Angesichts der jüngsten mutmaßlichen Spionagefälle hält Berlins Justizsenatorin Felor Badenberg (parteilos) eine Gesetzesverschärfung für erforderlich. «Die Sabotage des Meinungsbildungsprozesses muss unter Strafe gestellt werden», sagte sie im Interview der «Berliner Zeitung». Das bestehende Strafrecht schütze vor Sabotagemaßnahmen aus der Zeit des Kalten Krieges. «Heute ist aber nicht mehr nur das Abgreifen von Informationen, sondern auch das Einbringen von Desinformationen und Propaganda gefährlich», so die Justizsenatorin.
Andere Länder, beispielsweise Frankreich, hätten dies erkannt und auch die Europäische Kommission habe einen Regelungsvorschlag erarbeitet. «Ich sehe hier die Bundesregierung in der Verantwortung, eine entsprechende Regelung vorzulegen», sagte Badenberg. «In einem Staat, in dem die Macht vom Volke in freien Wahlen ausgeübt wird, ist der freie Willensbildungsprozess der erste Angriffspunkt für autokratische Regime.»

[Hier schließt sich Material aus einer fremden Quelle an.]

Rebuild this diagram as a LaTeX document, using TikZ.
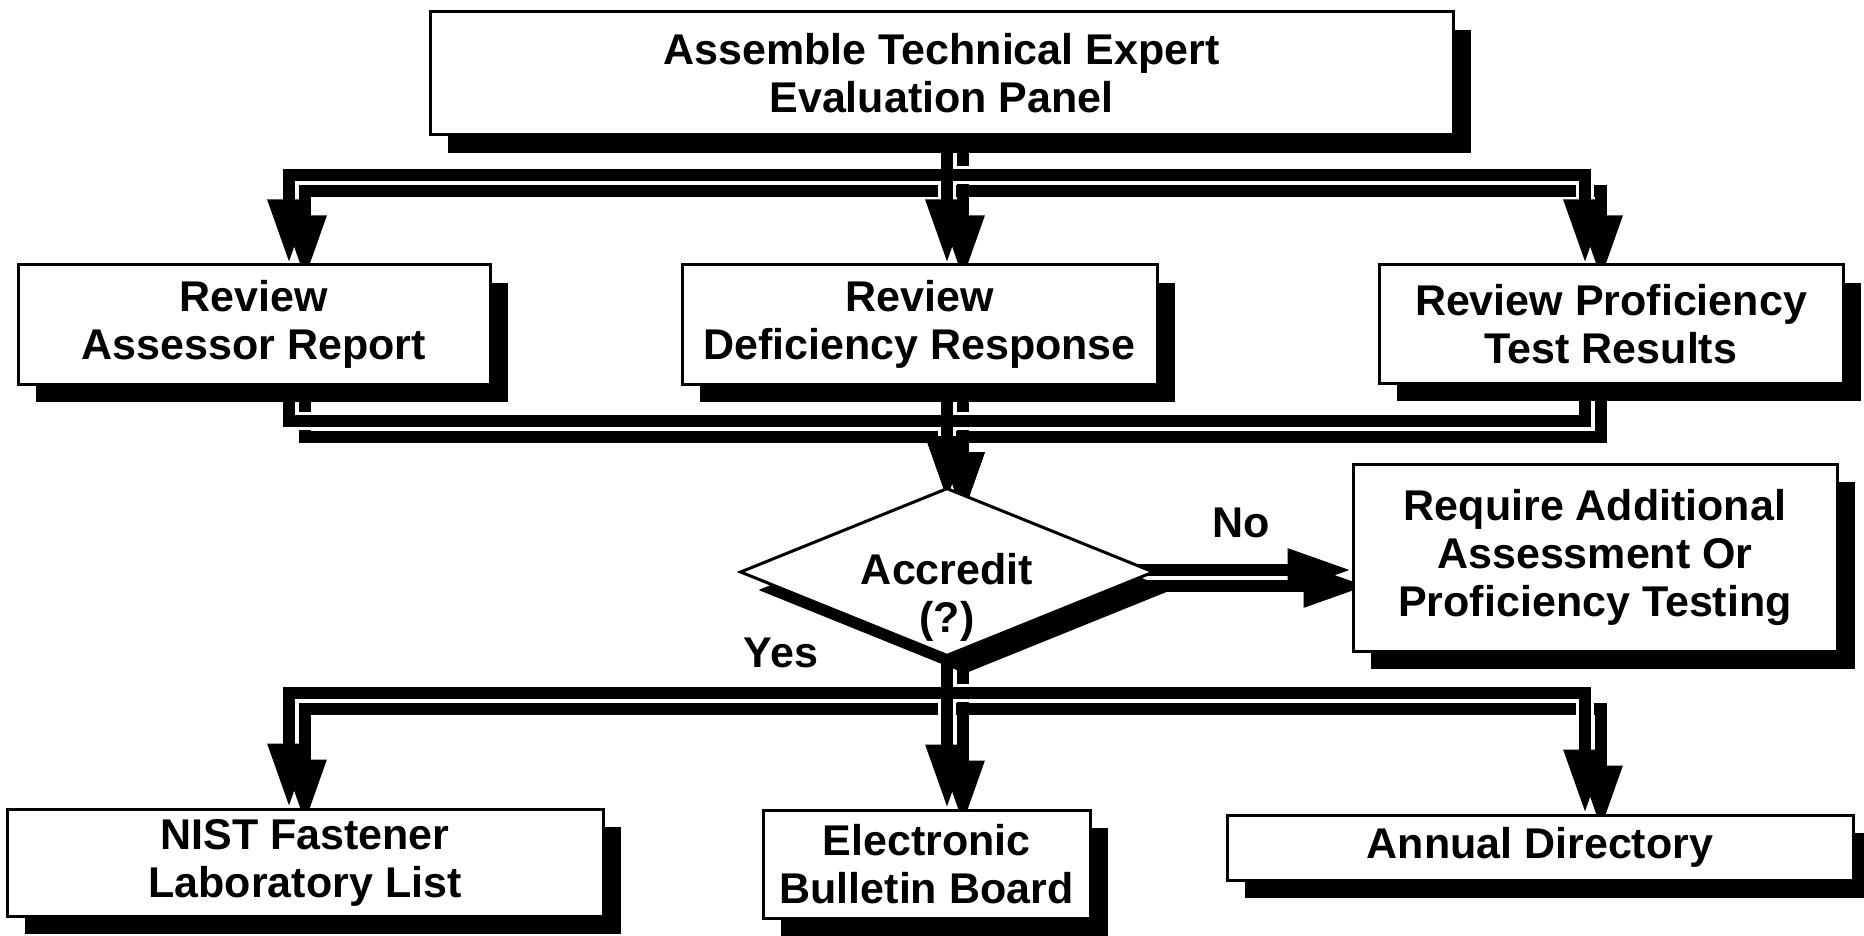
\documentclass[tikz,border=0pt]{standalone}
\usepackage{fontspec}
\setmainfont{Liberation Sans}
\usetikzlibrary{arrows.meta,shapes.geometric,shadows}
\pgfdeclarelayer{bg}
\pgfsetlayers{bg,main}
\newcommand\allwires[1]{%
  \draw[#1] (top.south -| tA) -- (tA) -- (cL) -- (cL |- assess.north);
  \draw[#1] (top.south -| tA) -- (tA |- def.north);
  \draw[#1] (top.south -| tA) -- (tA) -- (cR) -- (cR |- prof.north);
  \draw[#1] (assess.south -| cL) -- (cL |- mA) -- (mA) -- (dTip);
  \draw[#1] (prof.south -| cR) -- (cR |- mA) -- (mA) -- (dTip);
  \draw[#1] (def.south -| mA) -- (dTip);
  \draw[#1] (acc.center) -- (bA) -- (bA -| cL) -- (cL |- nist.north);
  \draw[#1] (acc.center) -- (acc.center |- elec.north);
  \draw[#1] (acc.center) -- (bA) -- (bA -| cR) -- (cR |- annual.north);
  \draw[#1] (noS) -- (noS -| req.west);
}
\begin{document}
\begin{tikzpicture}[x=1pt,y=-1pt,
  font=\fontsize{43}{48}\selectfont\bfseries,
  shadowed/.style={drop shadow={shadow xshift=18pt, shadow yshift=-18pt, fill=black, opacity=1}},
  box/.style={draw, line width=3pt, fill=white, inner sep=0pt, align=center, shadowed},
  dec/.style={diamond, draw, line width=3pt, fill=white, inner sep=0pt,
    minimum width=414pt, minimum height=168pt, shadowed},
  lbl/.style={inner sep=0pt, align=center},
  wire/.style={line width=12pt, line join=miter},
  arrowed/.style={-{Triangle[length=64pt,width=40pt]}},
  casing/.style={white, line width=18pt, shorten >=60pt}
]
\useasboundingbox (0,0) rectangle (1864,936);

\node[box, minimum width=1023pt, minimum height=123pt] (top) at (941.5,73.5) {Assemble Technical Expert\\Evaluation Panel};
\node[box, minimum width=472pt, minimum height=119pt] (assess) at (254,324.5) {Review\\Assessor Report};
\node[box, minimum width=475pt, minimum height=119pt] (def) at (919.5,324.5) {Review\\Deficiency Response};
\node[box, minimum width=464pt, minimum height=118pt] (prof) at (1611,324) {Review Proficiency\\Test Results};
\node[dec] (acc) at (947,572) {};
\node[lbl] (acctext) at (947,597) {Accredit\\(?)};
\node[box, minimum width=484pt, minimum height=187pt] (req) at (1595,557.5) {Require Additional\\Assessment Or\\Proficiency Testing};
\node[box, minimum width=596pt, minimum height=107pt] (nist) at (305,862.5) {NIST Fastener\\Laboratory List};
\node[box, minimum width=327pt, minimum height=108pt] (elec) at (926.5,864) {Electronic\\Bulletin Board};
\node[box, minimum width=626pt, minimum height=65pt] (annual) at (1540,847.5) {Annual Directory};
\node[lbl] (no) at (1241,523) {No};
\node[lbl] (yes) at (781,653) {Yes};

\coordinate (tA) at (947,175);
\coordinate (cL) at (289,175);
\coordinate (cR) at (1585,175);
\coordinate (mA) at (947,421);
\coordinate (dTip) at (947,500);
\coordinate (bA) at (947,693);
\coordinate (noS) at (1110,570);

\begin{pgfonlayer}{bg}
  \fill[white] (0,0) rectangle (1864,936);
  \begin{scope}[transform canvas={xshift=16pt,yshift=-16pt}]
    \allwires{wire,arrowed}
  \end{scope}
  \allwires{casing}
  \allwires{wire,arrowed}
\end{pgfonlayer}
\end{tikzpicture}
\end{document}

Es gebe seit Jahren Aktivitäten Russlands, Chinas, der Türkei und des Iran, sagte Badenberg. Autokratische Staaten versuchten, ihre Oppositionellen auszuspionieren, bedrohen Familien und betrieben Wirtschaftsspionage. «Die neue Qualität der jüngsten Enthüllungen ist, dass das Ganze in das Innerste der Demokratie eingedrungen ist, nämlich in das Parlament», so die Senatorin. Zu beobachten sei nicht nur, dass das Ausland versuche, Informationen aus Deutschland abzuziehen. Zunehmend würden auch Informationen nach Deutschland eingesteuert, um Einfluss auf demokratische Prozesse zu nehmen. «Das sind Angriffe auf unsere Demokratie», betonte die Senatorin.